The Starting Point: AI as a Faster Pencil
When I first began this journey on October 9th, I approached AI tools primarily through the lens of efficiency. My initial focus was on faster modeling, optimization, and the ability to test more options in less time. To me, AI was a high-powered calculator—a tool applied after a design idea existed to refine what I had already decided. I saw it as a way to automate the “math” while I focused on the “form.”
The Shift: From “What to Generate” to “What to Answer”
As the course progressed, my understanding shifted significantly. I realized that AI’s most impactful role is not in accelerating design output, but in reshaping the basis on which design decisions are made.
One of the biggest changes in my workflow occurred when I stopped using AI to generate forms and started using it to understand the consequences of my decisions. Before, I often relied on instinct—choosing a massing because it “felt right” visually. However, through our sessions on theory and technical applications, I learned to move beyond intuition.
“AI didn’t tell me what the right answer was. But it removed the comfort of vague intuition. It made trade-offs visible, and once they were visible, they became my responsibility.”
Evidence: Environmental Intelligence
Working with environmental analysis tools (like the simulations from our Environmental Analysis seminar) reinforced this new perspective. By processing thousands of data points on sun exposure, heat accumulation, and airflow, AI became a “Question Generator” for me.
Instead of treating AI outputs as final answers, I learned to treat them as prompts for responsibility:
- Why does this specific area consistently overheat?
- Which design variables actually matter, and which are merely cosmetic?
- How does a small change in orientation affect long-term inhabitant comfort?

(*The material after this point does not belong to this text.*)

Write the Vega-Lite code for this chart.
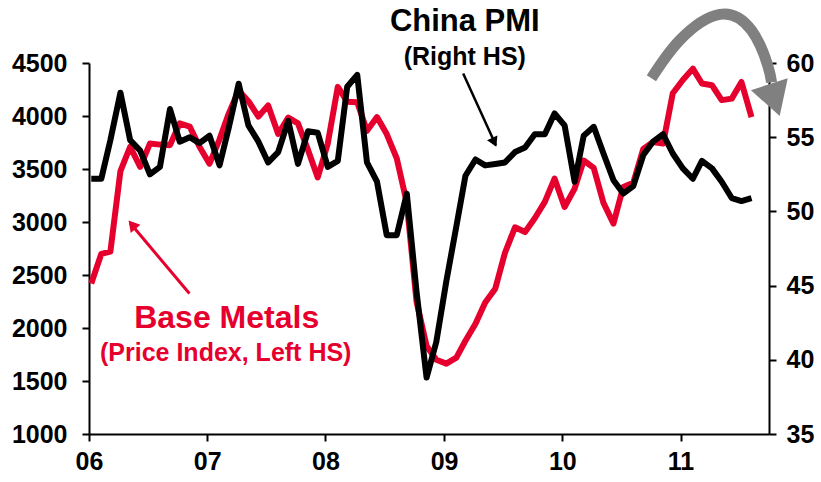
{
  "$schema": "https://vega.github.io/schema/vega-lite/v6.json",
  "width": 680,
  "height": 371,
  "autosize": {"type": "none"},
  "padding": {"left": 89, "top": 63, "right": 52, "bottom": 48},
  "background": "white",
  "config": {
    "view": {"stroke": null},
    "axis": {
      "grid": false,
      "labelFont": "Liberation Sans",
      "labelFontWeight": "bold",
      "labelFontSize": 25,
      "labelColor": "#000000",
      "domainColor": "#000000",
      "domainWidth": 2,
      "tickColor": "#000000",
      "tickWidth": 2,
      "tickSize": 7,
      "labelFlush": false,
      "title": null
    }
  },
  "datasets": {
    "series": [
      {"date": "2006-01-08", "metals": 2420, "pmi": 52.2},
      {"date": "2006-02-08", "metals": 2700, "pmi": 52.2},
      {"date": "2006-03-08", "metals": 2720, "pmi": 54.8},
      {"date": "2006-04-08", "metals": 3480, "pmi": 58.0},
      {"date": "2006-05-08", "metals": 3710, "pmi": 54.8},
      {"date": "2006-06-08", "metals": 3520, "pmi": 54.1},
      {"date": "2006-07-08", "metals": 3740, "pmi": 52.5},
      {"date": "2006-08-08", "metals": 3730, "pmi": 53.0},
      {"date": "2006-09-08", "metals": 3725, "pmi": 56.9},
      {"date": "2006-10-08", "metals": 3930, "pmi": 54.7},
      {"date": "2006-11-08", "metals": 3900, "pmi": 55.0},
      {"date": "2006-12-08", "metals": 3710, "pmi": 54.6},
      {"date": "2007-01-08", "metals": 3550, "pmi": 55.1},
      {"date": "2007-02-08", "metals": 3780, "pmi": 53.1},
      {"date": "2007-03-08", "metals": 4020, "pmi": 55.6},
      {"date": "2007-04-08", "metals": 4240, "pmi": 58.6},
      {"date": "2007-05-08", "metals": 4140, "pmi": 55.8},
      {"date": "2007-06-08", "metals": 3995, "pmi": 54.7},
      {"date": "2007-07-08", "metals": 4100, "pmi": 53.3},
      {"date": "2007-08-08", "metals": 3830, "pmi": 54.0},
      {"date": "2007-09-08", "metals": 3985, "pmi": 56.1},
      {"date": "2007-10-08", "metals": 3930, "pmi": 53.2},
      {"date": "2007-11-08", "metals": 3680, "pmi": 55.4},
      {"date": "2007-12-08", "metals": 3420, "pmi": 55.3},
      {"date": "2008-01-08", "metals": 3740, "pmi": 53.0},
      {"date": "2008-02-08", "metals": 4275, "pmi": 53.4},
      {"date": "2008-03-08", "metals": 4135, "pmi": 58.4},
      {"date": "2008-04-08", "metals": 4130, "pmi": 59.2},
      {"date": "2008-05-08", "metals": 3860, "pmi": 53.3},
      {"date": "2008-06-08", "metals": 3990, "pmi": 52.0},
      {"date": "2008-07-08", "metals": 3830, "pmi": 48.4},
      {"date": "2008-08-08", "metals": 3600, "pmi": 48.4},
      {"date": "2008-09-08", "metals": 3180, "pmi": 51.2},
      {"date": "2008-10-08", "metals": 2250, "pmi": 44.6},
      {"date": "2008-11-08", "metals": 1830, "pmi": 38.8},
      {"date": "2008-12-08", "metals": 1700, "pmi": 41.2},
      {"date": "2009-01-08", "metals": 1664, "pmi": 45.3},
      {"date": "2009-02-08", "metals": 1720, "pmi": 49.0},
      {"date": "2009-03-08", "metals": 1880, "pmi": 52.4},
      {"date": "2009-04-08", "metals": 2040, "pmi": 53.5},
      {"date": "2009-05-08", "metals": 2240, "pmi": 53.1},
      {"date": "2009-06-08", "metals": 2370, "pmi": 53.2},
      {"date": "2009-07-08", "metals": 2710, "pmi": 53.3},
      {"date": "2009-08-08", "metals": 2950, "pmi": 54.0},
      {"date": "2009-09-08", "metals": 2905, "pmi": 54.3},
      {"date": "2009-10-08", "metals": 3035, "pmi": 55.2},
      {"date": "2009-11-08", "metals": 3190, "pmi": 55.2},
      {"date": "2009-12-08", "metals": 3410, "pmi": 56.6},
      {"date": "2010-01-08", "metals": 3142, "pmi": 55.8},
      {"date": "2010-02-08", "metals": 3315, "pmi": 52.0},
      {"date": "2010-03-08", "metals": 3580, "pmi": 55.1},
      {"date": "2010-04-08", "metals": 3510, "pmi": 55.7},
      {"date": "2010-05-08", "metals": 3180, "pmi": 53.9},
      {"date": "2010-06-08", "metals": 2985, "pmi": 52.1},
      {"date": "2010-07-08", "metals": 3330, "pmi": 51.2},
      {"date": "2010-08-08", "metals": 3370, "pmi": 51.7},
      {"date": "2010-09-08", "metals": 3690, "pmi": 53.8},
      {"date": "2010-10-08", "metals": 3755, "pmi": 54.7},
      {"date": "2010-11-08", "metals": 3740, "pmi": 55.2},
      {"date": "2010-12-08", "metals": 4215, "pmi": 53.9},
      {"date": "2011-01-08", "metals": 4340, "pmi": 52.9},
      {"date": "2011-02-08", "metals": 4447, "pmi": 52.2},
      {"date": "2011-03-08", "metals": 4306, "pmi": 53.4},
      {"date": "2011-04-08", "metals": 4290, "pmi": 52.9},
      {"date": "2011-05-08", "metals": 4150, "pmi": 52.0},
      {"date": "2011-06-08", "metals": 4164, "pmi": 50.9},
      {"date": "2011-07-08", "metals": 4321, "pmi": 50.7},
      {"date": "2011-08-08", "metals": 3990, "pmi": 50.9}
    ],
    "arc": [
      {"date": "2010-10-03", "value": 4356},
      {"date": "2010-12-29", "value": 4714},
      {"date": "2011-05-02", "value": 4959},
      {"date": "2011-08-08", "value": 4808},
      {"date": "2011-09-27", "value": 4478},
      {"date": "2011-10-09", "value": 4317}
    ]
  },
  "resolve": {"scale": {"y": "independent"}},
  "layer": [
    {
      "data": {"name": "series"},
      "mark": {"type": "line", "color": "#E6002D", "strokeWidth": 6, "strokeJoin": "round"},
      "encoding": {
        "x": {
          "field": "date", "type": "temporal",
          "scale": {"type": "utc", "domain": [{"year": 2006, "month": 1, "date": 1, "utc": true}, {"year": 2011, "month": 10, "date": 1, "utc": true}]},
          "axis": {
            "values": [
              {"year": 2006, "month": 1, "date": 1, "utc": true},
              {"year": 2007, "month": 1, "date": 1, "utc": true},
              {"year": 2008, "month": 1, "date": 1, "utc": true},
              {"year": 2009, "month": 1, "date": 1, "utc": true},
              {"year": 2010, "month": 1, "date": 1, "utc": true},
              {"year": 2011, "month": 1, "date": 1, "utc": true}
            ],
            "labelExpr": "utcFormat(datum.value, '%y')", "labelPadding": 8
          }
        },
        "y": {
          "field": "metals", "type": "quantitative",
          "scale": {"domain": [1000, 4500], "nice": false, "zero": false},
          "axis": {"orient": "left", "values": [1000, 1500, 2000, 2500, 3000, 3500, 4000, 4500], "format": "d", "labelPadding": 15}
        }
      }
    },
    {
      "data": {"name": "series"},
      "mark": {"type": "line", "color": "#000000", "strokeWidth": 6, "strokeJoin": "round"},
      "encoding": {
        "x": {"field": "date", "type": "temporal"},
        "y": {
          "field": "pmi", "type": "quantitative",
          "scale": {"domain": [35, 60], "nice": false, "zero": false},
          "axis": {"orient": "right", "values": [35, 40, 45, 50, 55, 60], "format": "d", "labelPadding": 10}
        }
      }
    },
    {
      "data": {"values": [{"date": "2006-11-07", "value": 2325, "date2": "2006-05-08", "value2": 2990}]},
      "mark": {"type": "rule", "color": "#E6002D", "strokeWidth": 3},
      "encoding": {
        "x": {"field": "date", "type": "temporal"},
        "x2": {"field": "date2"},
        "y": {"field": "value", "type": "quantitative", "scale": {"domain": [1000, 4500], "nice": false, "zero": false}, "axis": null},
        "y2": {"field": "value2"}
      }
    },
    {
      "data": {"values": [{"date": "2006-05-14", "value": 2975}]},
      "mark": {"type": "point", "shape": "triangle-up", "filled": true, "color": "#E6002D", "size": 160, "angle": 320, "opacity": 1},
      "encoding": {
        "x": {"field": "date", "type": "temporal"},
        "y": {"field": "value", "type": "quantitative", "scale": {"domain": [1000, 4500], "nice": false, "zero": false}, "axis": null}
      }
    },
    {
      "data": {"values": [{"date": "2009-03-01", "value": 4400, "date2": "2009-06-10", "value2": 3725}]},
      "mark": {"type": "rule", "color": "#000000", "strokeWidth": 2.5},
      "encoding": {
        "x": {"field": "date", "type": "temporal"},
        "x2": {"field": "date2"},
        "y": {"field": "value", "type": "quantitative", "scale": {"domain": [1000, 4500], "nice": false, "zero": false}, "axis": null},
        "y2": {"field": "value2"}
      }
    },
    {
      "data": {"values": [{"date": "2009-06-05", "value": 3751}]},
      "mark": {"type": "point", "shape": "triangle-up", "filled": true, "color": "#000000", "size": 130, "angle": 155, "opacity": 1},
      "encoding": {
        "x": {"field": "date", "type": "temporal"},
        "y": {"field": "value", "type": "quantitative", "scale": {"domain": [1000, 4500], "nice": false, "zero": false}, "axis": null}
      }
    },
    {
      "data": {"name": "arc"},
      "mark": {"type": "line", "color": "#808080", "strokeWidth": 11, "interpolate": "natural", "clip": false},
      "encoding": {
        "x": {"field": "date", "type": "temporal"},
        "y": {"field": "value", "type": "quantitative", "scale": {"domain": [1000, 4500], "nice": false, "zero": false}, "axis": null}
      }
    },
    {
      "data": {"values": [{"date": "2011-10-18", "value": 4150}]},
      "mark": {"type": "point", "shape": "triangle-up", "filled": true, "color": "#808080", "size": 1500, "angle": 162, "opacity": 1, "clip": false},
      "encoding": {
        "x": {"field": "date", "type": "temporal"},
        "y": {"field": "value", "type": "quantitative", "scale": {"domain": [1000, 4500], "nice": false, "zero": false}, "axis": null}
      }
    },
    {
      "data": {"values": [{"date": "2009-03-06", "value": 4884, "label": "China PMI"}]},
      "mark": {"type": "text", "font": "Liberation Sans", "fontWeight": "bold", "fontSize": 31, "color": "#000000", "align": "center", "baseline": "middle", "clip": false},
      "encoding": {
        "x": {"field": "date", "type": "temporal"},
        "y": {"field": "value", "type": "quantitative", "scale": {"domain": [1000, 4500], "nice": false, "zero": false}, "axis": null},
        "text": {"field": "label"}
      }
    },
    {
      "data": {"values": [{"date": "2009-03-06", "value": 4554, "label": "(Right HS)"}]},
      "mark": {"type": "text", "font": "Liberation Sans", "fontWeight": "bold", "fontSize": 25, "color": "#000000", "align": "center", "baseline": "middle", "clip": false},
      "encoding": {
        "x": {"field": "date", "type": "temporal"},
        "y": {"field": "value", "type": "quantitative", "scale": {"domain": [1000, 4500], "nice": false, "zero": false}, "axis": null},
        "text": {"field": "label"}
      }
    },
    {
      "data": {"values": [{"date": "2007-03-02", "value": 2092, "label": "Base Metals"}]},
      "mark": {"type": "text", "font": "Liberation Sans", "fontWeight": "bold", "fontSize": 32, "color": "#E6002D", "align": "center", "baseline": "middle"},
      "encoding": {
        "x": {"field": "date", "type": "temporal"},
        "y": {"field": "value", "type": "quantitative", "scale": {"domain": [1000, 4500], "nice": false, "zero": false}, "axis": null},
        "text": {"field": "label"}
      }
    },
    {
      "data": {"values": [{"date": "2007-02-27", "value": 1761, "label": "(Price Index, Left HS)"}]},
      "mark": {"type": "text", "font": "Liberation Sans", "fontWeight": "bold", "fontSize": 25, "color": "#E6002D", "align": "center", "baseline": "middle"},
      "encoding": {
        "x": {"field": "date", "type": "temporal"},
        "y": {"field": "value", "type": "quantitative", "scale": {"domain": [1000, 4500], "nice": false, "zero": false}, "axis": null},
        "text": {"field": "label"}
      }
    }
  ]
}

The Human Element and Future Expectations
A critical takeaway from our guest lectures is that AI does not replace human thinking; it expands the boundaries of what human thinking can engage with. It surfaces risks and relationships we could never manually detect.
Looking forward, my expectations for the future of AI in AEC are practical:
- Protecting Time and Accuracy: Automation should handle repetitive, rule-based tasks—running simulations consistently and flagging issues early—to remove the fragility of human error under pressure.
- Intentional Design: By reducing manual workload, AI frees us to focus on the “soul” of a project: ethics, spatial judgment, and cultural meaning.
Conclusion
I am leaving this course with more than just a toolkit; I am leaving with a new lens. AI in AEC is the catalyst for a more responsible, data-informed, and transparent built environment. It is no longer just about being faster; it is about being more defensible and intentional in every move we make.